**Set problem**
Your answer should be one number: the count of lines in these entries that hold the word "this".

**Records to process**
◇ ◇ ◇ ◇ ◇ ◇ ◇

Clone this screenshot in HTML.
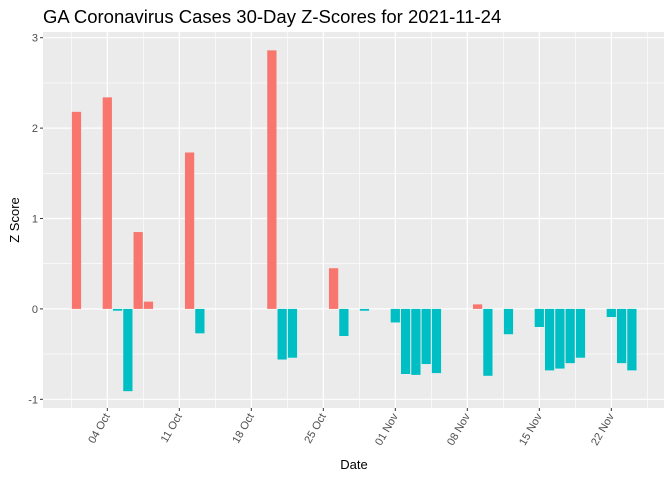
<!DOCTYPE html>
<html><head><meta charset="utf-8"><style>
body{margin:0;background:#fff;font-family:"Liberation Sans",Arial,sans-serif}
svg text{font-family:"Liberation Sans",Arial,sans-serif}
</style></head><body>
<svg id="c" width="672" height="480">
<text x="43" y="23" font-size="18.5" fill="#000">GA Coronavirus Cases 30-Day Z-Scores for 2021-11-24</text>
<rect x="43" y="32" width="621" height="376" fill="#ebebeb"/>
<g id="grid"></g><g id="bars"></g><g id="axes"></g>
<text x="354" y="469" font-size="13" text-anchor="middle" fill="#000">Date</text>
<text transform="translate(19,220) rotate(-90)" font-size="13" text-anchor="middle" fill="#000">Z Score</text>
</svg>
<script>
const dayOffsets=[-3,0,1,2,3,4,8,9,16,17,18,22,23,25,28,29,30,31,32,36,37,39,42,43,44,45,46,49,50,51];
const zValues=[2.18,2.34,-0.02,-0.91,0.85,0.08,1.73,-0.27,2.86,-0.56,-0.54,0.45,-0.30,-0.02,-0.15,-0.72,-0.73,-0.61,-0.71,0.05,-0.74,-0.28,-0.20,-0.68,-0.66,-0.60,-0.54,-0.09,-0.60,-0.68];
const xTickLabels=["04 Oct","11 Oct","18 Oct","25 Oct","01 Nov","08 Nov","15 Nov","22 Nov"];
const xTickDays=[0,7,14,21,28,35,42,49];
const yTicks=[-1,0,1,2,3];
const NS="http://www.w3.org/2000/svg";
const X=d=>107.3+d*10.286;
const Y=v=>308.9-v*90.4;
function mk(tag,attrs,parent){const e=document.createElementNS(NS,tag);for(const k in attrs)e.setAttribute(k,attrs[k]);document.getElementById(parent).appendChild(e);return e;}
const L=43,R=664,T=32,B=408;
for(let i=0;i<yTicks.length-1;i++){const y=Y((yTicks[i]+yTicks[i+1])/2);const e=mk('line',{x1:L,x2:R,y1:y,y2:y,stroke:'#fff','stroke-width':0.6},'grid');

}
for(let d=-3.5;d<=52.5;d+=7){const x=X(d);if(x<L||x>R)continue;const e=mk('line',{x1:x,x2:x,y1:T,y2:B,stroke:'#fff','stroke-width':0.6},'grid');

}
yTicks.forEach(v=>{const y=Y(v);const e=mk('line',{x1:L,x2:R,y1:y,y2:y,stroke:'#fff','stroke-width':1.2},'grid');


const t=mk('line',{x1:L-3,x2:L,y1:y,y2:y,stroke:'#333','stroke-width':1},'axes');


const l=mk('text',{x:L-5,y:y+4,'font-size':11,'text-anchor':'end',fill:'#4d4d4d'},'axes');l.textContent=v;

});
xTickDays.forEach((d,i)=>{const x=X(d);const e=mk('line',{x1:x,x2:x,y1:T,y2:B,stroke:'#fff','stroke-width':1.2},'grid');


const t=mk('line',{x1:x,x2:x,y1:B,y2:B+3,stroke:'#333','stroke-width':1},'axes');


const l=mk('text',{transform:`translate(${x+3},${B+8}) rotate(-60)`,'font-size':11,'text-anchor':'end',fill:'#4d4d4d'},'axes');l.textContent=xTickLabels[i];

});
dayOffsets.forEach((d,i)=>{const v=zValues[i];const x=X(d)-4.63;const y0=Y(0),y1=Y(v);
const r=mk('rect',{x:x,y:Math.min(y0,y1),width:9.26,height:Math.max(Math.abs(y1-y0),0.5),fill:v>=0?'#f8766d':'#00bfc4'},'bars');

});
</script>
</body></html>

◇ ◇ ◇ ◇ ◇ ◇ ◇

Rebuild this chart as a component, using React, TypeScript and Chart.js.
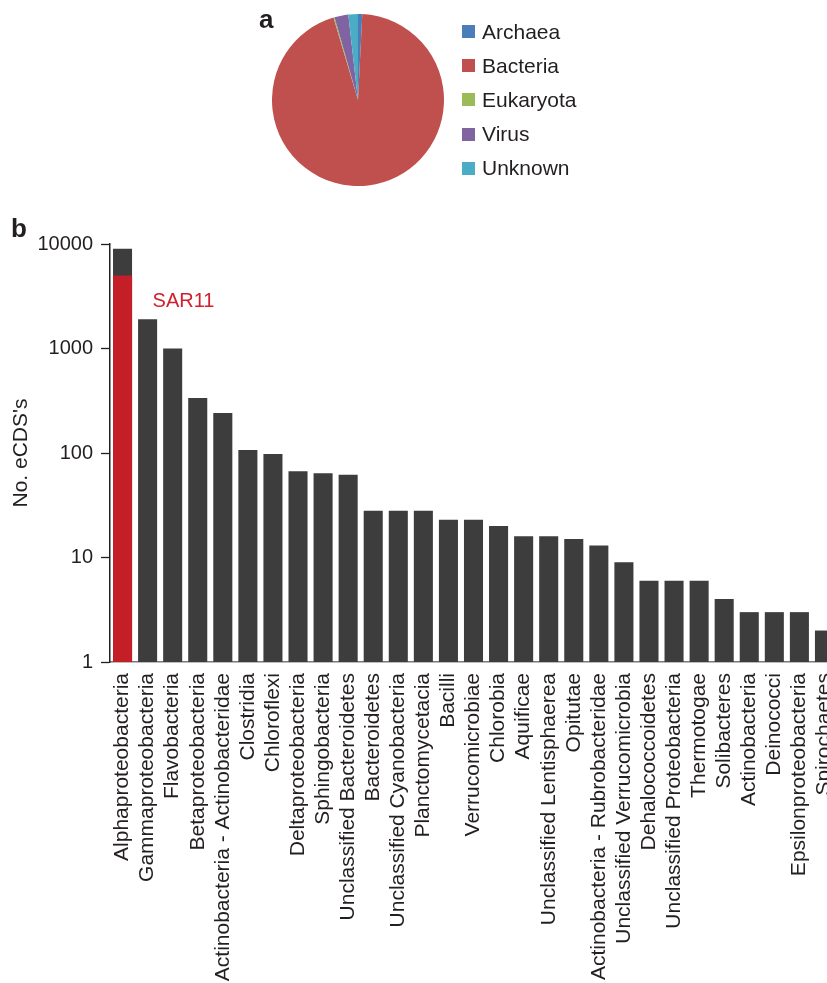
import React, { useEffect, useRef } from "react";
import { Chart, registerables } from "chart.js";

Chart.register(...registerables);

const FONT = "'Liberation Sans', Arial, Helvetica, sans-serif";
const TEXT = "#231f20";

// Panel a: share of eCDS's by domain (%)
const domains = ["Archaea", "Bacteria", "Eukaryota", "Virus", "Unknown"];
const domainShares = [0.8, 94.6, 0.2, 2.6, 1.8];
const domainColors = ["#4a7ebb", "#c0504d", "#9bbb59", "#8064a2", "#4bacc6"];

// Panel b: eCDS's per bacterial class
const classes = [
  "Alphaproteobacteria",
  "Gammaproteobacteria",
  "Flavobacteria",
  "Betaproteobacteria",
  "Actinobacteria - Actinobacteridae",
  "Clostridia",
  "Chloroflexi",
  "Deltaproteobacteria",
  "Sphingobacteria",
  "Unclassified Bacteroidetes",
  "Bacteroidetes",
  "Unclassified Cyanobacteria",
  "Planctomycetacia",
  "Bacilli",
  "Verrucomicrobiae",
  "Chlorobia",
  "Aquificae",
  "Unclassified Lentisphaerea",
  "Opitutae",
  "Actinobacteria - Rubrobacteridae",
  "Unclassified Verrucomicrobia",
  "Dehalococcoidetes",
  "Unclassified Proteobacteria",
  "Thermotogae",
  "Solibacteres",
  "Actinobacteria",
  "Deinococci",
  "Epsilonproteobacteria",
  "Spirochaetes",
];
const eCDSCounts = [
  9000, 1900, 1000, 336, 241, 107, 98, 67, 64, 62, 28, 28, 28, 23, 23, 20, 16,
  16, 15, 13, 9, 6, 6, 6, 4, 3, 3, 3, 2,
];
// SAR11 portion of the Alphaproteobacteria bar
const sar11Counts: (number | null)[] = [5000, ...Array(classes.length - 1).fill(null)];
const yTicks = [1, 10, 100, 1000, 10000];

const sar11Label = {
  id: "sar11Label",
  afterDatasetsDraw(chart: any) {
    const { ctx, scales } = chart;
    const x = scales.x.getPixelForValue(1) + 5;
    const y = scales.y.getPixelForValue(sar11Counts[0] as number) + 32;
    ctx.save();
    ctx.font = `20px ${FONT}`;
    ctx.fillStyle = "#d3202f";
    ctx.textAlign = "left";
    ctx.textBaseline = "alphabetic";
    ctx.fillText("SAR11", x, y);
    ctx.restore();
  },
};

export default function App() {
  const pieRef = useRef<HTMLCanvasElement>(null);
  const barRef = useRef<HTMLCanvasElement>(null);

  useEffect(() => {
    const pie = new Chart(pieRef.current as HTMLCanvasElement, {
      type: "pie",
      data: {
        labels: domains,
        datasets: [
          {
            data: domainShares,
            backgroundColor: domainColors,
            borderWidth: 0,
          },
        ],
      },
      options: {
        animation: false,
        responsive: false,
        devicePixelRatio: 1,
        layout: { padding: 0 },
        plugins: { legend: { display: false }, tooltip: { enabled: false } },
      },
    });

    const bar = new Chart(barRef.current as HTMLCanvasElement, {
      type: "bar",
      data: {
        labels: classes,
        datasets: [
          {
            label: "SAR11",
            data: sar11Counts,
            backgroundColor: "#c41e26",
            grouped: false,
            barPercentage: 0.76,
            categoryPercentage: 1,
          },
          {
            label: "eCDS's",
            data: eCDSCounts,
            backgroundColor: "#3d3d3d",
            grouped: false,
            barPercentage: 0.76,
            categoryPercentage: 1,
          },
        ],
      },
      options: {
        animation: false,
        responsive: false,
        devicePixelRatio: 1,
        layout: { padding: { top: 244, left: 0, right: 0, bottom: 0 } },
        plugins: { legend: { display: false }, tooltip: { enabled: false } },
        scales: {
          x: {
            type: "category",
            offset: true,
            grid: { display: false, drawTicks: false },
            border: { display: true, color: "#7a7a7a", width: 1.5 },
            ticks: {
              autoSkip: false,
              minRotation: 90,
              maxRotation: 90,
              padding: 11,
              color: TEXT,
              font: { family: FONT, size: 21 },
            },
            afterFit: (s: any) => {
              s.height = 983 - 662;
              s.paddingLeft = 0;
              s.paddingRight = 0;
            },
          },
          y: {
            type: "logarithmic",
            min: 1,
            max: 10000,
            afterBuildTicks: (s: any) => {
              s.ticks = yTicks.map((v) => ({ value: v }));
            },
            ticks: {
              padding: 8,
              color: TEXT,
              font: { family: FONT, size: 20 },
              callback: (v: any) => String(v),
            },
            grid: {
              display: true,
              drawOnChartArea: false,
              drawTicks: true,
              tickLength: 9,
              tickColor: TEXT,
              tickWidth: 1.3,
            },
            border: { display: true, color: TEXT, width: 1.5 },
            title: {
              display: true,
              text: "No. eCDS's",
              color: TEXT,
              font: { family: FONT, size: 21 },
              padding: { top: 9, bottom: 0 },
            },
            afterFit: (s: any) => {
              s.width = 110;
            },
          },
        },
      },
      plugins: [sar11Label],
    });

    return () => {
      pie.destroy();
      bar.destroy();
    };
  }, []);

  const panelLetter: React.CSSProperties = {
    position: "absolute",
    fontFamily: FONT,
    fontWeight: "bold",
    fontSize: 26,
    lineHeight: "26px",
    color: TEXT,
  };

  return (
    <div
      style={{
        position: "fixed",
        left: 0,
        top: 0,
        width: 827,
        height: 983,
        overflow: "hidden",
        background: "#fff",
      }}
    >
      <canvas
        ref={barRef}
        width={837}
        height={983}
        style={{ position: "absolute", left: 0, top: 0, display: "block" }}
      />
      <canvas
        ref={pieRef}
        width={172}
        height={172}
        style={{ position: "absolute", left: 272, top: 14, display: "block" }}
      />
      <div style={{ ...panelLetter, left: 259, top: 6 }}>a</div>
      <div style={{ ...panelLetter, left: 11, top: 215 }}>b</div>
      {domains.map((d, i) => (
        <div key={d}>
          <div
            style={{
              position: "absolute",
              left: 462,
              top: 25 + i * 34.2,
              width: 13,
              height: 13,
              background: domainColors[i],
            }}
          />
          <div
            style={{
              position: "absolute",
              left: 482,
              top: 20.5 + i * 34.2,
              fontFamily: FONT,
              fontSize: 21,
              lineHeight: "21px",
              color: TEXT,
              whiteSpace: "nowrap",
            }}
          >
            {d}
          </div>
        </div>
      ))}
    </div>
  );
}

◇ ◇ ◇ ◇ ◇ ◇ ◇

**The completed task**
2